- PROBLEM REQUIREMENTS -
Write out the material exactly. Do not include the pictures.

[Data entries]
┌────────

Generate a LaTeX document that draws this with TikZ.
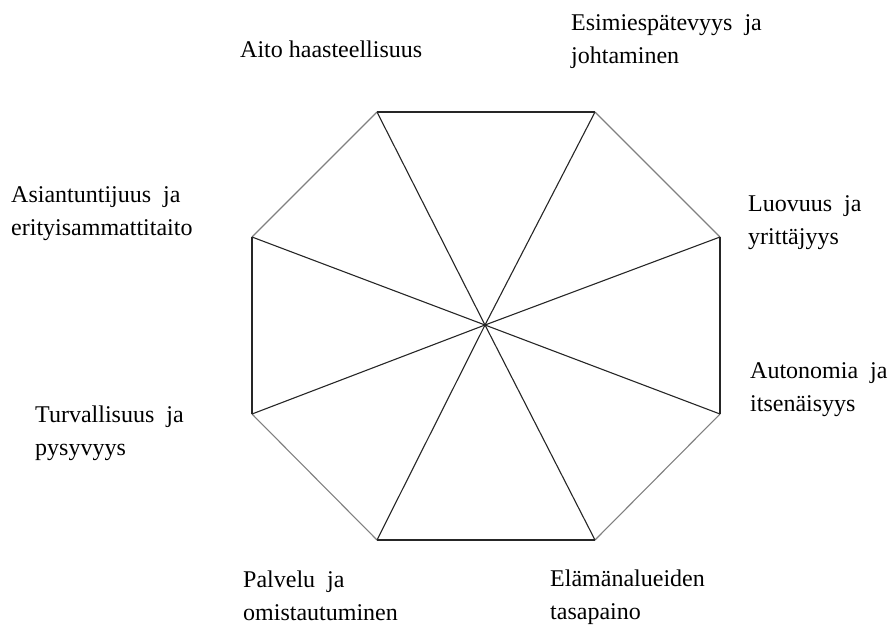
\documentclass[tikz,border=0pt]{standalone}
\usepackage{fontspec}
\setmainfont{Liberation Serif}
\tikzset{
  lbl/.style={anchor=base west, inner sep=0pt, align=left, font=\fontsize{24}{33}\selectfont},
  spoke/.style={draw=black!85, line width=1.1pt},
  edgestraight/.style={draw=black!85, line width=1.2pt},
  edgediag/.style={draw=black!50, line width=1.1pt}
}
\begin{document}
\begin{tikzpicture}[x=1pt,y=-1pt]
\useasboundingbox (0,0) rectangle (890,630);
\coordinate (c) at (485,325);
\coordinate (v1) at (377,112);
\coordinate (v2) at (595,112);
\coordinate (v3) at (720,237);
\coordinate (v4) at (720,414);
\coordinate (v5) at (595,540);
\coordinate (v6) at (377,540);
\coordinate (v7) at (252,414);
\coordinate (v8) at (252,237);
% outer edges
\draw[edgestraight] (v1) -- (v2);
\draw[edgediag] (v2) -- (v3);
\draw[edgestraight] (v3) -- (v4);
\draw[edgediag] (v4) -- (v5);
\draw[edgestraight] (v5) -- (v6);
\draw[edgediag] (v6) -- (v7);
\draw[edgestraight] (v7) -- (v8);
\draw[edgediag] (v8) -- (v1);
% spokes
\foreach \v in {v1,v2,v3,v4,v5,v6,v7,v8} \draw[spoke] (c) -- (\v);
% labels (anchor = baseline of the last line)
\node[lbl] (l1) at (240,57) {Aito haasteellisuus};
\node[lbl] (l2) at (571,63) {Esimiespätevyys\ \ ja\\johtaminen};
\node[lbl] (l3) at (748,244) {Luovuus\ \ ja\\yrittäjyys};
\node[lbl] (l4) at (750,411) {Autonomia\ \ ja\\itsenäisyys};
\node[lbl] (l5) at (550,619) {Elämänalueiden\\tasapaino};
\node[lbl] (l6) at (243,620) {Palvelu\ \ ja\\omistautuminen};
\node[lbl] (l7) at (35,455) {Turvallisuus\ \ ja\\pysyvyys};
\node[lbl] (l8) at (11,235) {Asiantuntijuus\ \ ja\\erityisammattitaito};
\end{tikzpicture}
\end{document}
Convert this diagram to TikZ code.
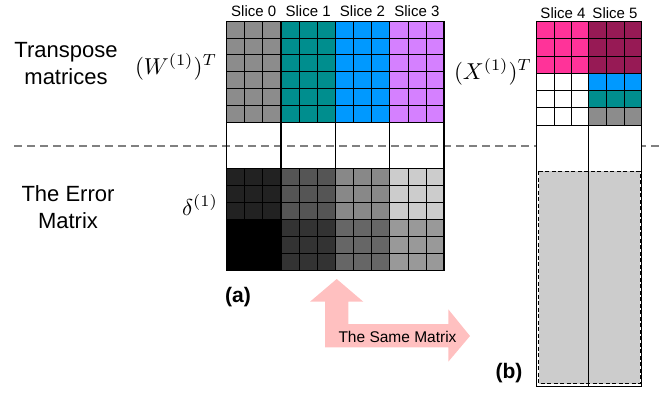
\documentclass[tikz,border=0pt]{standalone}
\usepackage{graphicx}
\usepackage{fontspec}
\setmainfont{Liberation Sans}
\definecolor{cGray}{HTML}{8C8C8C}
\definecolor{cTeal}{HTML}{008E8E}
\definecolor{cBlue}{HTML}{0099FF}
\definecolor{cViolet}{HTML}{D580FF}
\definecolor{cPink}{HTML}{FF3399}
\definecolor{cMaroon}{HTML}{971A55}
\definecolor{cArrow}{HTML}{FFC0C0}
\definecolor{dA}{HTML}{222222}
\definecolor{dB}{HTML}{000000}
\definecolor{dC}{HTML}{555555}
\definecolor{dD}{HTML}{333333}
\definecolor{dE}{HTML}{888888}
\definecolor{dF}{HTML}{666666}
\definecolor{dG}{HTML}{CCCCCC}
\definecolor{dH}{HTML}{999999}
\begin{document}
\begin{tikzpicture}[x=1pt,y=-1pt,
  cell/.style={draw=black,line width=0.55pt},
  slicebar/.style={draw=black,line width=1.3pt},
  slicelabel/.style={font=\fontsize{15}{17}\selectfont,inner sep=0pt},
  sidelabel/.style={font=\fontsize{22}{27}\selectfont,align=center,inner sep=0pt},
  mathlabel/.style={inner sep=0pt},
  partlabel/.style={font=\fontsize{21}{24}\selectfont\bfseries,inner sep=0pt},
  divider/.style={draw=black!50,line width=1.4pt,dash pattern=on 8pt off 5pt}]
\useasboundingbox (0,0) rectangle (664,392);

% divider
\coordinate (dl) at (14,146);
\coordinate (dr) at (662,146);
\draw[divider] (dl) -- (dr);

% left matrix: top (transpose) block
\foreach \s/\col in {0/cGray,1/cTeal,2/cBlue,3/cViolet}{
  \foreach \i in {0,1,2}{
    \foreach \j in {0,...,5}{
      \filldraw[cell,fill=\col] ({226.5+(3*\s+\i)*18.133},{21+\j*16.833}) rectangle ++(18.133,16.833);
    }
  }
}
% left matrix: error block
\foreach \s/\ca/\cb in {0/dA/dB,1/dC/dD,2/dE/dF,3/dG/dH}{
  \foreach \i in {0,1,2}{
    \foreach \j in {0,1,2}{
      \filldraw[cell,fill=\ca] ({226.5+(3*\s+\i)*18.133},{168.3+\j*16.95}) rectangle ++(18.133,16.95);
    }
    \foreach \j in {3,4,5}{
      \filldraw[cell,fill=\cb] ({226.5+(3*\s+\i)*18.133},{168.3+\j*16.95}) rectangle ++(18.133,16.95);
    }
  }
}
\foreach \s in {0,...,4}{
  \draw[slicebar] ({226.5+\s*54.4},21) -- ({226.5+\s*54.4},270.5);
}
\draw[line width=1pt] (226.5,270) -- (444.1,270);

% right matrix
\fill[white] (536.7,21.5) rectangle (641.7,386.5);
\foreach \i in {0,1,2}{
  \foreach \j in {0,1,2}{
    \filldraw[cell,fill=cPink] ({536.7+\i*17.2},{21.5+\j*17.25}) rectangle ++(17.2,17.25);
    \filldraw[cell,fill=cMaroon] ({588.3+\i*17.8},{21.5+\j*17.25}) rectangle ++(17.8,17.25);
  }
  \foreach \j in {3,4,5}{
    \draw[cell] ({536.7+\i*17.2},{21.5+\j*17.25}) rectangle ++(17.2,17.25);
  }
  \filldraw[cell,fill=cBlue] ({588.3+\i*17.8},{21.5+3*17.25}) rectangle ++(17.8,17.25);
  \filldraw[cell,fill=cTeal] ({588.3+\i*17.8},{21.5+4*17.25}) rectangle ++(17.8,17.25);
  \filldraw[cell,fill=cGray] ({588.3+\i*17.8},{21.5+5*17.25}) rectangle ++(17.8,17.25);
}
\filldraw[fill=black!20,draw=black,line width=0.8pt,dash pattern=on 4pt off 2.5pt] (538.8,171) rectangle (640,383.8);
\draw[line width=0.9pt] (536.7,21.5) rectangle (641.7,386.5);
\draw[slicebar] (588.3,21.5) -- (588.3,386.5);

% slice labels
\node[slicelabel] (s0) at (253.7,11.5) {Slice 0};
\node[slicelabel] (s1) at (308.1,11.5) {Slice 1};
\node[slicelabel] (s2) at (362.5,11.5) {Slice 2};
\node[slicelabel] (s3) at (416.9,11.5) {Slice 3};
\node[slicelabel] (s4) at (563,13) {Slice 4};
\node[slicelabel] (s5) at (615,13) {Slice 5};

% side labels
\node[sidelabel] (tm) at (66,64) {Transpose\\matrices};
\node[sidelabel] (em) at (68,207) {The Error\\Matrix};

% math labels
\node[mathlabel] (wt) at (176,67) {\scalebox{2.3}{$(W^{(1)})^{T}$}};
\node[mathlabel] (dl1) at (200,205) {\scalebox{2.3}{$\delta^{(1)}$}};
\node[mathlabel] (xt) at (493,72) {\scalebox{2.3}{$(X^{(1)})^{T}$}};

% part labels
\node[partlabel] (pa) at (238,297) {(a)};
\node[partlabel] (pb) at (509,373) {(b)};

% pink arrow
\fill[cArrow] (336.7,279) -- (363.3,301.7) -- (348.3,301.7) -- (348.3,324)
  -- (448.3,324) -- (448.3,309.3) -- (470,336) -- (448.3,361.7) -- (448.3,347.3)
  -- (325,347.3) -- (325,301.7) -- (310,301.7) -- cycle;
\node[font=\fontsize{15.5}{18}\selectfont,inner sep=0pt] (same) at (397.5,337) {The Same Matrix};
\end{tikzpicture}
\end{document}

└────────

- RESULT BELOW -
Generate a LaTeX document that draws this with TikZ.
\documentclass[tikz,border=0pt]{standalone}
\usepackage{fontspec}
\setmainfont{Liberation Serif}
\tikzset{
  lbl/.style={anchor=base west, inner sep=0pt, align=left, font=\fontsize{24}{33}\selectfont},
  spoke/.style={draw=black!85, line width=1.1pt},
  edgestraight/.style={draw=black!85, line width=1.2pt},
  edgediag/.style={draw=black!50, line width=1.1pt}
}
\begin{document}
\begin{tikzpicture}[x=1pt,y=-1pt]
\useasboundingbox (0,0) rectangle (890,630);
\coordinate (c) at (485,325);
\coordinate (v1) at (377,112);
\coordinate (v2) at (595,112);
\coordinate (v3) at (720,237);
\coordinate (v4) at (720,414);
\coordinate (v5) at (595,540);
\coordinate (v6) at (377,540);
\coordinate (v7) at (252,414);
\coordinate (v8) at (252,237);
% outer edges
\draw[edgestraight] (v1) -- (v2);
\draw[edgediag] (v2) -- (v3);
\draw[edgestraight] (v3) -- (v4);
\draw[edgediag] (v4) -- (v5);
\draw[edgestraight] (v5) -- (v6);
\draw[edgediag] (v6) -- (v7);
\draw[edgestraight] (v7) -- (v8);
\draw[edgediag] (v8) -- (v1);
% spokes
\foreach \v in {v1,v2,v3,v4,v5,v6,v7,v8} \draw[spoke] (c) -- (\v);
% labels (anchor = baseline of the last line)
\node[lbl] (l1) at (240,57) {Aito haasteellisuus};
\node[lbl] (l2) at (571,63) {Esimiespätevyys\ \ ja\\johtaminen};
\node[lbl] (l3) at (748,244) {Luovuus\ \ ja\\yrittäjyys};
\node[lbl] (l4) at (750,411) {Autonomia\ \ ja\\itsenäisyys};
\node[lbl] (l5) at (550,619) {Elämänalueiden\\tasapaino};
\node[lbl] (l6) at (243,620) {Palvelu\ \ ja\\omistautuminen};
\node[lbl] (l7) at (35,455) {Turvallisuus\ \ ja\\pysyvyys};
\node[lbl] (l8) at (11,235) {Asiantuntijuus\ \ ja\\erityisammattitaito};
\end{tikzpicture}
\end{document}
Convert this diagram to TikZ code.
\documentclass[tikz,border=0pt]{standalone}
\usepackage{graphicx}
\usepackage{fontspec}
\setmainfont{Liberation Sans}
\definecolor{cGray}{HTML}{8C8C8C}
\definecolor{cTeal}{HTML}{008E8E}
\definecolor{cBlue}{HTML}{0099FF}
\definecolor{cViolet}{HTML}{D580FF}
\definecolor{cPink}{HTML}{FF3399}
\definecolor{cMaroon}{HTML}{971A55}
\definecolor{cArrow}{HTML}{FFC0C0}
\definecolor{dA}{HTML}{222222}
\definecolor{dB}{HTML}{000000}
\definecolor{dC}{HTML}{555555}
\definecolor{dD}{HTML}{333333}
\definecolor{dE}{HTML}{888888}
\definecolor{dF}{HTML}{666666}
\definecolor{dG}{HTML}{CCCCCC}
\definecolor{dH}{HTML}{999999}
\begin{document}
\begin{tikzpicture}[x=1pt,y=-1pt,
  cell/.style={draw=black,line width=0.55pt},
  slicebar/.style={draw=black,line width=1.3pt},
  slicelabel/.style={font=\fontsize{15}{17}\selectfont,inner sep=0pt},
  sidelabel/.style={font=\fontsize{22}{27}\selectfont,align=center,inner sep=0pt},
  mathlabel/.style={inner sep=0pt},
  partlabel/.style={font=\fontsize{21}{24}\selectfont\bfseries,inner sep=0pt},
  divider/.style={draw=black!50,line width=1.4pt,dash pattern=on 8pt off 5pt}]
\useasboundingbox (0,0) rectangle (664,392);

% divider
\coordinate (dl) at (14,146);
\coordinate (dr) at (662,146);
\draw[divider] (dl) -- (dr);

% left matrix: top (transpose) block
\foreach \s/\col in {0/cGray,1/cTeal,2/cBlue,3/cViolet}{
  \foreach \i in {0,1,2}{
    \foreach \j in {0,...,5}{
      \filldraw[cell,fill=\col] ({226.5+(3*\s+\i)*18.133},{21+\j*16.833}) rectangle ++(18.133,16.833);
    }
  }
}
% left matrix: error block
\foreach \s/\ca/\cb in {0/dA/dB,1/dC/dD,2/dE/dF,3/dG/dH}{
  \foreach \i in {0,1,2}{
    \foreach \j in {0,1,2}{
      \filldraw[cell,fill=\ca] ({226.5+(3*\s+\i)*18.133},{168.3+\j*16.95}) rectangle ++(18.133,16.95);
    }
    \foreach \j in {3,4,5}{
      \filldraw[cell,fill=\cb] ({226.5+(3*\s+\i)*18.133},{168.3+\j*16.95}) rectangle ++(18.133,16.95);
    }
  }
}
\foreach \s in {0,...,4}{
  \draw[slicebar] ({226.5+\s*54.4},21) -- ({226.5+\s*54.4},270.5);
}
\draw[line width=1pt] (226.5,270) -- (444.1,270);

% right matrix
\fill[white] (536.7,21.5) rectangle (641.7,386.5);
\foreach \i in {0,1,2}{
  \foreach \j in {0,1,2}{
    \filldraw[cell,fill=cPink] ({536.7+\i*17.2},{21.5+\j*17.25}) rectangle ++(17.2,17.25);
    \filldraw[cell,fill=cMaroon] ({588.3+\i*17.8},{21.5+\j*17.25}) rectangle ++(17.8,17.25);
  }
  \foreach \j in {3,4,5}{
    \draw[cell] ({536.7+\i*17.2},{21.5+\j*17.25}) rectangle ++(17.2,17.25);
  }
  \filldraw[cell,fill=cBlue] ({588.3+\i*17.8},{21.5+3*17.25}) rectangle ++(17.8,17.25);
  \filldraw[cell,fill=cTeal] ({588.3+\i*17.8},{21.5+4*17.25}) rectangle ++(17.8,17.25);
  \filldraw[cell,fill=cGray] ({588.3+\i*17.8},{21.5+5*17.25}) rectangle ++(17.8,17.25);
}
\filldraw[fill=black!20,draw=black,line width=0.8pt,dash pattern=on 4pt off 2.5pt] (538.8,171) rectangle (640,383.8);
\draw[line width=0.9pt] (536.7,21.5) rectangle (641.7,386.5);
\draw[slicebar] (588.3,21.5) -- (588.3,386.5);

% slice labels
\node[slicelabel] (s0) at (253.7,11.5) {Slice 0};
\node[slicelabel] (s1) at (308.1,11.5) {Slice 1};
\node[slicelabel] (s2) at (362.5,11.5) {Slice 2};
\node[slicelabel] (s3) at (416.9,11.5) {Slice 3};
\node[slicelabel] (s4) at (563,13) {Slice 4};
\node[slicelabel] (s5) at (615,13) {Slice 5};

% side labels
\node[sidelabel] (tm) at (66,64) {Transpose\\matrices};
\node[sidelabel] (em) at (68,207) {The Error\\Matrix};

% math labels
\node[mathlabel] (wt) at (176,67) {\scalebox{2.3}{$(W^{(1)})^{T}$}};
\node[mathlabel] (dl1) at (200,205) {\scalebox{2.3}{$\delta^{(1)}$}};
\node[mathlabel] (xt) at (493,72) {\scalebox{2.3}{$(X^{(1)})^{T}$}};

% part labels
\node[partlabel] (pa) at (238,297) {(a)};
\node[partlabel] (pb) at (509,373) {(b)};

% pink arrow
\fill[cArrow] (336.7,279) -- (363.3,301.7) -- (348.3,301.7) -- (348.3,324)
  -- (448.3,324) -- (448.3,309.3) -- (470,336) -- (448.3,361.7) -- (448.3,347.3)
  -- (325,347.3) -- (325,301.7) -- (310,301.7) -- cycle;
\node[font=\fontsize{15.5}{18}\selectfont,inner sep=0pt] (same) at (397.5,337) {The Same Matrix};
\end{tikzpicture}
\end{document}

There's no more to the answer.